Rüdiger vom Bruch, emeritierter Professor für Geschichtswissenschaften an der Berliner Humboldt-Universität, leitet die Studie und kann kurz vor Abschluss der Forschungen schon jetzt sagen: „Der kritische Blick auf Abderhalden, den es bereits vorher gab, wurde verstärkt.“ Unter anderem habe die Arbeitsgruppe unter seiner Leitung den Nachlass von Abderhalden gründlich durchgesehen. Dabei sei vor allem der vorauseilende Gehorsam Abderhaldens gegenüber dem NS-Regime deutlich geworden. Eine direkte Verbindung zu Menschenversuchen der Nationalsozialisten sei dagegen nicht belegbar.
Der gebürtige Schweizer Emil Abderhalden (1877-1950) war Physiologe, Mediziner und Biochemiker. Er lehrte ab 1911 an der Universität Halle und trat 1919 der liberalen DDP bei. Mitglied der NSDAP war er nicht, gehörte aber dem NS-Lehrerbund an.
Von 1932 bis 1950 war Abderhalden Präsident der Akademie der Wissenschaften Leopoldina, der heutigen Nationalen Akademie der Wissenschaften, die letzten fünf Jahre allerdings nur noch formal an der Spitze. Abderhaldens Rolle im Nationalsozialismus ist ambivalent. Auf der einen Seite wird ihm vorgeworfen, dass er die nationalsozialistische Rassengesetze, Zwangssterilisation und die Euthanasie befürwortete. Auf der anderen Seite schlug er während seiner Amtszeit auch jüdische Forscher als Neumitglieder vor, darunter auch Albert Einstein.
Allerdings soll er sich 1938 widerstandlos dem Beschluss gefügt haben, jüdische Mitglieder aus der Akademie zu entfernen. Abderhalden ließ die Streichungen auf den Personalblättern aber mit Bleistift durchführen und nicht mit der für Urkunden üblichen Tinte. 1945 setzte Abderhalden sich in die Schweiz ab, wo er 1950 starb. Trotz seiner schon damals bekannten Rolle im Nationalsozialismus wurde 1946 eine Straße in Halle nach ihm benannt.
Auch sein Ruf als Forscher ist umstritten.
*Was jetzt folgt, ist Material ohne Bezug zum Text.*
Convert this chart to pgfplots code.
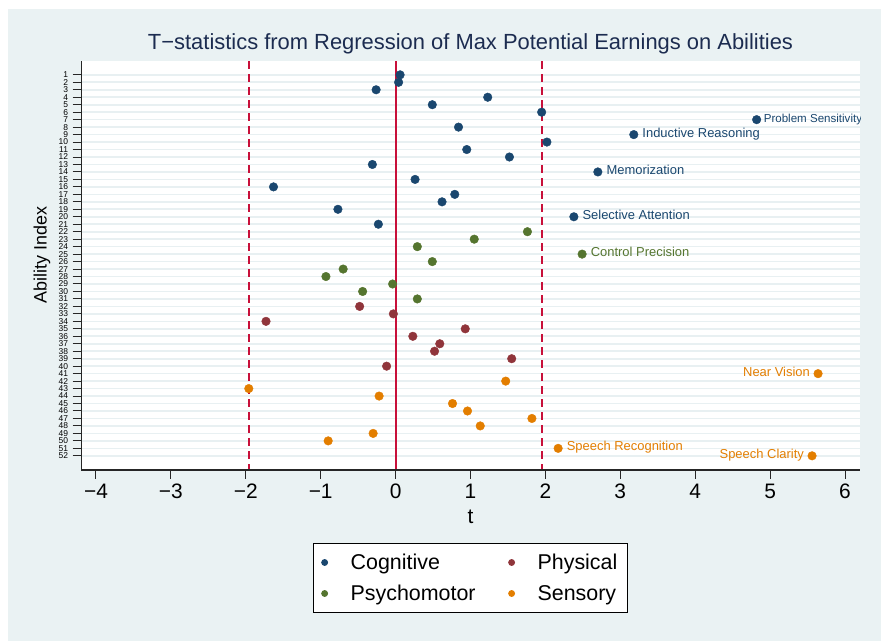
\documentclass[border=0pt]{standalone}
\usepackage{pgfplots}
\pgfplotsset{compat=1.18}
\usepackage{fontspec}
\setmainfont{Liberation Sans}

\definecolor{bgc}{RGB}{234,242,243}
\definecolor{gridc}{RGB}{232,240,242}
\definecolor{cogn}{RGB}{26,71,111}
\definecolor{psych}{RGB}{85,117,47}
\definecolor{phys}{RGB}{144,53,59}
\definecolor{sens}{RGB}{227,126,0}
\definecolor{refred}{RGB}{200,16,58}
\definecolor{titlec}{RGB}{28,44,80}

\begin{document}
\begin{tikzpicture}
\path[use as bounding box, fill=white] (0,0) rectangle (881bp,-641bp);
\fill[bgc] (8bp,-9bp) rectangle (881bp,-641bp);
\begin{axis}[
    at={(81bp,-470bp)}, anchor=south west,
    scale only axis, width=779bp, height=409bp,
    xmin=-4.2, xmax=6.2, ymin=-0.85, ymax=53.9,
    y dir=reverse,
    axis background/.style={fill=white},
    axis line style={draw=none},
    /pgf/number format/assume math mode=true,
    tick align=outside,
    xtick pos=left, ytick pos=left,
    xtick={-4,...,6},
    xticklabels={−4,−3,−2,−1,0,1,2,3,4,5,6},
    ytick={1,...,52},
    major tick length=8.5bp,
    x tick label style={font=\fontsize{21}{21}\selectfont, yshift=-2bp},
    y tick label style={font=\fontsize{8.5}{8.5}\selectfont, xshift=-1bp},
    every tick/.style={black!85, line width=1bp},
    ymajorgrids, xmajorgrids=false,
    major grid style={gridc, line width=1.6bp},
    title={T−statistics from Regression of Max Potential Earnings on Abilities},
    title style={at={(axis description cs:0.5,1.013)}, anchor=base,
        font=\fontsize{22}{26}\selectfont, text=titlec},
    xlabel={t},
    xlabel style={at={(axis description cs:0.5,-0.13)}, anchor=base,
        font=\fontsize{21}{24}\selectfont},
    ylabel={Ability Index},
    ylabel style={at={(axis description cs:-0.05,0.526)}, anchor=center,
        font=\fontsize{18}{20}\selectfont},
    legend columns=2,
    legend cell align=left,
    legend image code/.code={\draw[#1, mark size=3bp] plot coordinates {(0cm,0cm)};},
    legend style={at={(axis description cs:0.5,-0.264)}, anchor=center,
        draw=black, line width=0.8bp, fill=white,
        font=\fontsize{21.5}{24}\selectfont,
        inner xsep=8bp, inner ysep=8.5bp, row sep=10bp,
        /tikz/every odd column/.append style={column sep=21bp},
        /tikz/every even column/.append style={column sep=31bp}},
]

% reference lines at t = 0 and +-1.96
\addplot[draw=refred, line width=1.9bp, forget plot] coordinates {(0,-0.85) (0,53.9)};
\addplot[draw=refred, line width=1.9bp, dash pattern=on 8bp off 5bp, forget plot] coordinates {(-1.96,-0.85) (-1.96,53.9)};
\addplot[draw=refred, line width=1.9bp, dash pattern=on 8bp off 5bp, forget plot] coordinates {(1.96,-0.85) (1.96,53.9)};

% Cognitive (1-21)
\addplot[only marks, mark=*, mark size=4.3bp, cogn, mark options={fill=cogn, draw=cogn}] coordinates {
(0.06,1) (0.04,2) (-0.26,3) (1.23,4) (0.49,5) (1.95,6) (4.82,7) (0.84,8) (3.18,9) (2.02,10)
(0.95,11) (1.52,12) (-0.31,13) (2.70,14) (0.26,15) (-1.63,16) (0.79,17) (0.62,18) (-0.77,19) (2.38,20) (-0.23,21)};
\addlegendentry{Cognitive}

% Physical (32-40)
\addplot[only marks, mark=*, mark size=4.3bp, phys, mark options={fill=phys, draw=phys}] coordinates {
(-0.48,32) (-0.03,33) (-1.73,34) (0.93,35) (0.23,36) (0.59,37) (0.52,38) (1.55,39) (-0.12,40)};
\addlegendentry{Physical}

% Psychomotor (22-31)
\addplot[only marks, mark=*, mark size=4.3bp, psych, mark options={fill=psych, draw=psych}] coordinates {
(1.76,22) (1.05,23) (0.29,24) (2.49,25) (0.49,26) (-0.70,27) (-0.93,28) (-0.04,29) (-0.44,30) (0.29,31)};
\addlegendentry{Psychomotor}

% Sensory (41-52)
\addplot[only marks, mark=*, mark size=4.3bp, sens, mark options={fill=sens, draw=sens}] coordinates {
(5.64,41) (1.47,42) (-1.96,43) (-0.22,44) (0.76,45) (0.96,46) (1.82,47) (1.13,48) (-0.30,49) (-0.90,50) (2.17,51) (5.56,52)};
\addlegendentry{Sensory}

% labels of the largest t-statistics
\begin{scope}[every node/.style={font=\fontsize{13}{15}\selectfont, inner sep=1bp}]
\node[anchor=mid west, text=cogn, xshift=6bp, font=\fontsize{11.6}{14}\selectfont] at (axis cs:4.82,7) {Problem Sensitivity};
\node[anchor=mid west, text=cogn, xshift=7.5bp] at (axis cs:3.18,9) {Inductive Reasoning};
\node[anchor=mid west, text=cogn, xshift=7.5bp] at (axis cs:2.70,14) {Memorization};
\node[anchor=mid west, text=cogn, xshift=7.5bp] at (axis cs:2.38,20) {Selective Attention};
\node[anchor=mid west, text=psych, xshift=7.5bp] at (axis cs:2.49,25) {Control Precision};
\node[anchor=mid east, text=sens, xshift=-7bp] at (axis cs:5.64,41) {Near Vision};
\node[anchor=mid west, text=sens, xshift=7.5bp] at (axis cs:2.17,51) {Speech Recognition};
\node[anchor=mid east, text=sens, xshift=-7bp] at (axis cs:5.56,52) {Speech Clarity};
\end{scope}

% axis lines (left and bottom only)
\draw[black!85, line width=1.2bp] (axis description cs:0,1) -- (axis description cs:0,0) -- (axis description cs:1,0);
\end{axis}
\end{tikzpicture}
\end{document}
Die von ihm angeblich entdeckten „Abwehrfermente“ (eine Art Antikörper bei Reaktionen mit Eiweißen) konnten nicht nachgewiesen werden - was mit Rücksicht auf seinen Ruf unter den Tisch gekehrt wurde.
Vom Bruch legt sich aber dennoch nicht fest, ob eine Umbenennung der Straße richtig oder falsch ist: „Wir präsentieren die Fakten, die Umbenennung ist eine politische Entscheidung.“ Er könne die Bedenken verstehen, sehe sich aber nicht als Richter - zumal schon vor zehn Jahren die kritische Sicht auf Abderhalden Stand der Wissenschaft war.
Ganz klar nimmt dagegen Uni-Rektor Udo Sträter Stellung: „Der Name Emil-Abderhalden-Straße ist kein Aushängeschild.“ Die private Initiative der Professoren zur Umbenennung hält er für „verständlich und nötig“. Zwar habe man sich mit der Leopoldina und der Stadt darauf geeinigt, die Untersuchung abzuwarten. Doch das werde nun einfach zeitlich knapp, wenn das Geisteswissenschaftliche Zentrum im kommenden Jahr bezogen wird. „Eine Umbenennung braucht einen längeren Vorlauf“, so Sträter. Deshalb sei es wichtig, dass jetzt reagiert werde.